— Start of GIVEN INFORMATION —
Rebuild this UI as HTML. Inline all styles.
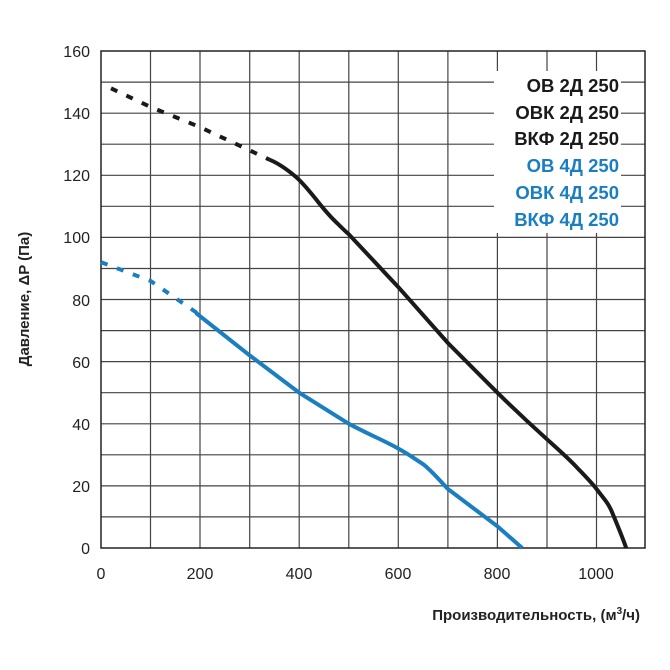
<!DOCTYPE html>
<html><head><meta charset="utf-8"><style>
html,body{margin:0;padding:0;background:#fff;}
svg{display:block;font-family:"Liberation Sans",Arial,sans-serif;}
</style></head><body>
<svg width="670" height="670" viewBox="0 0 670 670">
<g stroke="#444" stroke-width="1.2">
<line x1="101" y1="82.1" x2="645" y2="82.1"/><line x1="101" y1="113.2" x2="645" y2="113.2"/>
<line x1="101" y1="144.2" x2="645" y2="144.2"/><line x1="101" y1="175.3" x2="645" y2="175.3"/>
<line x1="101" y1="206.3" x2="645" y2="206.3"/><line x1="101" y1="237.4" x2="645" y2="237.4"/>
<line x1="101" y1="268.5" x2="645" y2="268.5"/><line x1="101" y1="299.5" x2="645" y2="299.5"/>
<line x1="101" y1="330.6" x2="645" y2="330.6"/><line x1="101" y1="361.6" x2="645" y2="361.6"/>
<line x1="101" y1="392.7" x2="645" y2="392.7"/><line x1="101" y1="423.8" x2="645" y2="423.8"/>
<line x1="101" y1="454.8" x2="645" y2="454.8"/><line x1="101" y1="485.9" x2="645" y2="485.9"/>
<line x1="101" y1="516.9" x2="645" y2="516.9"/>
<line x1="150.5" y1="51" x2="150.5" y2="548"/><line x1="200" y1="51" x2="200" y2="548"/>
<line x1="249.7" y1="51" x2="249.7" y2="548"/><line x1="299.2" y1="51" x2="299.2" y2="548"/>
<line x1="348.8" y1="51" x2="348.8" y2="548"/><line x1="398.3" y1="51" x2="398.3" y2="548"/>
<line x1="447.9" y1="51" x2="447.9" y2="548"/><line x1="497.4" y1="51" x2="497.4" y2="548"/>
<line x1="547" y1="51" x2="547" y2="548"/><line x1="596.5" y1="51" x2="596.5" y2="548"/>
</g>
<rect x="101" y="51" width="544" height="497" fill="none" stroke="#222" stroke-width="1.5"/>
<g font-size="16" fill="#222" text-anchor="end">
<text x="90" y="57">160</text><text x="90" y="119">140</text><text x="90" y="181">120</text>
<text x="90" y="243">100</text><text x="90" y="306">80</text><text x="90" y="368">60</text>
<text x="90" y="430">40</text><text x="90" y="492">20</text><text x="90" y="554">0</text>
</g>
<g font-size="16" fill="#222" text-anchor="middle">
<text x="101" y="579">0</text><text x="200" y="579">200</text><text x="299" y="579">400</text>
<text x="398" y="579">600</text><text x="497" y="579">800</text><text x="596" y="579">1000</text>
</g>
<text x="29" y="299" font-size="15" font-weight="bold" fill="#222" text-anchor="middle" transform="rotate(-90 29 299)">Давление, ΔP (Па)</text>
<text x="640" y="620" font-size="15" font-weight="bold" fill="#222" text-anchor="end">Производительность, (м<tspan font-size="10" dy="-6">3</tspan><tspan dy="6">/ч)</tspan></text>
<g fill="none" stroke-width="4">
<polyline stroke="#1a1a1a" stroke-dasharray="7,10" points="111,88.3 150.5,107 200,127.1 249.7,150.4 269.5,159.7"/>
<path stroke="#1a1a1a" d="M269.5,159.7 C280,164 289,171 296,177 C303,183 309,190.8 315,198 C322,207 329,215.7 338,224 C343,229 345,231 348.8,234.3 L398.3,287.1 L447.9,343 L497.4,392.7 C515,410 530,424 547,439.3 C560,451 568,458 576.7,467.2 C586,477 592,483 596.5,489 C605,500 608,503 611.4,510.7 C617,524 622,536 626.2,548"/>
<polyline stroke="#1a7fc1" stroke-dasharray="7,10" points="101,262.2 150.5,280.9 200,315"/>
<path stroke="#1a7fc1" d="M196,313 L249.7,355.4 L299.2,392.7 L348.8,423.8 C370,435 385,441 398.3,448.6 C410,455 415,459 423,464.1 C433,472 440,481 447.9,489 L497.4,526.3 L522.2,548"/>
</g>
<rect x="494" y="71" width="127" height="162" fill="#fff"/>
<g font-size="18.5" font-weight="bold" text-anchor="end">
<text x="619" y="92" fill="#1a1a1a">ОВ 2Д 250</text>
<text x="619" y="119" fill="#1a1a1a">ОВК 2Д 250</text>
<text x="619" y="145" fill="#1a1a1a">ВКФ 2Д 250</text>
<text x="619" y="172" fill="#1a7fc1">ОВ 4Д 250</text>
<text x="619" y="199" fill="#1a7fc1">ОВК 4Д 250</text>
<text x="619" y="226" fill="#1a7fc1">ВКФ 4Д 250</text>
</g>
</svg>
</body></html>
— End of GIVEN INFORMATION —
Skip every picture and transcribe the data above exactly.

(FINAL RESULT)
Rebuild this UI as HTML. Inline all styles.
<!DOCTYPE html>
<html><head><meta charset="utf-8"><style>
html,body{margin:0;padding:0;background:#fff;}
svg{display:block;font-family:"Liberation Sans",Arial,sans-serif;}
</style></head><body>
<svg width="670" height="670" viewBox="0 0 670 670">
<g stroke="#444" stroke-width="1.2">
<line x1="101" y1="82.1" x2="645" y2="82.1"/><line x1="101" y1="113.2" x2="645" y2="113.2"/>
<line x1="101" y1="144.2" x2="645" y2="144.2"/><line x1="101" y1="175.3" x2="645" y2="175.3"/>
<line x1="101" y1="206.3" x2="645" y2="206.3"/><line x1="101" y1="237.4" x2="645" y2="237.4"/>
<line x1="101" y1="268.5" x2="645" y2="268.5"/><line x1="101" y1="299.5" x2="645" y2="299.5"/>
<line x1="101" y1="330.6" x2="645" y2="330.6"/><line x1="101" y1="361.6" x2="645" y2="361.6"/>
<line x1="101" y1="392.7" x2="645" y2="392.7"/><line x1="101" y1="423.8" x2="645" y2="423.8"/>
<line x1="101" y1="454.8" x2="645" y2="454.8"/><line x1="101" y1="485.9" x2="645" y2="485.9"/>
<line x1="101" y1="516.9" x2="645" y2="516.9"/>
<line x1="150.5" y1="51" x2="150.5" y2="548"/><line x1="200" y1="51" x2="200" y2="548"/>
<line x1="249.7" y1="51" x2="249.7" y2="548"/><line x1="299.2" y1="51" x2="299.2" y2="548"/>
<line x1="348.8" y1="51" x2="348.8" y2="548"/><line x1="398.3" y1="51" x2="398.3" y2="548"/>
<line x1="447.9" y1="51" x2="447.9" y2="548"/><line x1="497.4" y1="51" x2="497.4" y2="548"/>
<line x1="547" y1="51" x2="547" y2="548"/><line x1="596.5" y1="51" x2="596.5" y2="548"/>
</g>
<rect x="101" y="51" width="544" height="497" fill="none" stroke="#222" stroke-width="1.5"/>
<g font-size="16" fill="#222" text-anchor="end">
<text x="90" y="57">160</text><text x="90" y="119">140</text><text x="90" y="181">120</text>
<text x="90" y="243">100</text><text x="90" y="306">80</text><text x="90" y="368">60</text>
<text x="90" y="430">40</text><text x="90" y="492">20</text><text x="90" y="554">0</text>
</g>
<g font-size="16" fill="#222" text-anchor="middle">
<text x="101" y="579">0</text><text x="200" y="579">200</text><text x="299" y="579">400</text>
<text x="398" y="579">600</text><text x="497" y="579">800</text><text x="596" y="579">1000</text>
</g>
<text x="29" y="299" font-size="15" font-weight="bold" fill="#222" text-anchor="middle" transform="rotate(-90 29 299)">Давление, ΔP (Па)</text>
<text x="640" y="620" font-size="15" font-weight="bold" fill="#222" text-anchor="end">Производительность, (м<tspan font-size="10" dy="-6">3</tspan><tspan dy="6">/ч)</tspan></text>
<g fill="none" stroke-width="4">
<polyline stroke="#1a1a1a" stroke-dasharray="7,10" points="111,88.3 150.5,107 200,127.1 249.7,150.4 269.5,159.7"/>
<path stroke="#1a1a1a" d="M269.5,159.7 C280,164 289,171 296,177 C303,183 309,190.8 315,198 C322,207 329,215.7 338,224 C343,229 345,231 348.8,234.3 L398.3,287.1 L447.9,343 L497.4,392.7 C515,410 530,424 547,439.3 C560,451 568,458 576.7,467.2 C586,477 592,483 596.5,489 C605,500 608,503 611.4,510.7 C617,524 622,536 626.2,548"/>
<polyline stroke="#1a7fc1" stroke-dasharray="7,10" points="101,262.2 150.5,280.9 200,315"/>
<path stroke="#1a7fc1" d="M196,313 L249.7,355.4 L299.2,392.7 L348.8,423.8 C370,435 385,441 398.3,448.6 C410,455 415,459 423,464.1 C433,472 440,481 447.9,489 L497.4,526.3 L522.2,548"/>
</g>
<rect x="494" y="71" width="127" height="162" fill="#fff"/>
<g font-size="18.5" font-weight="bold" text-anchor="end">
<text x="619" y="92" fill="#1a1a1a">ОВ 2Д 250</text>
<text x="619" y="119" fill="#1a1a1a">ОВК 2Д 250</text>
<text x="619" y="145" fill="#1a1a1a">ВКФ 2Д 250</text>
<text x="619" y="172" fill="#1a7fc1">ОВ 4Д 250</text>
<text x="619" y="199" fill="#1a7fc1">ОВК 4Д 250</text>
<text x="619" y="226" fill="#1a7fc1">ВКФ 4Д 250</text>
</g>
</svg>
</body></html>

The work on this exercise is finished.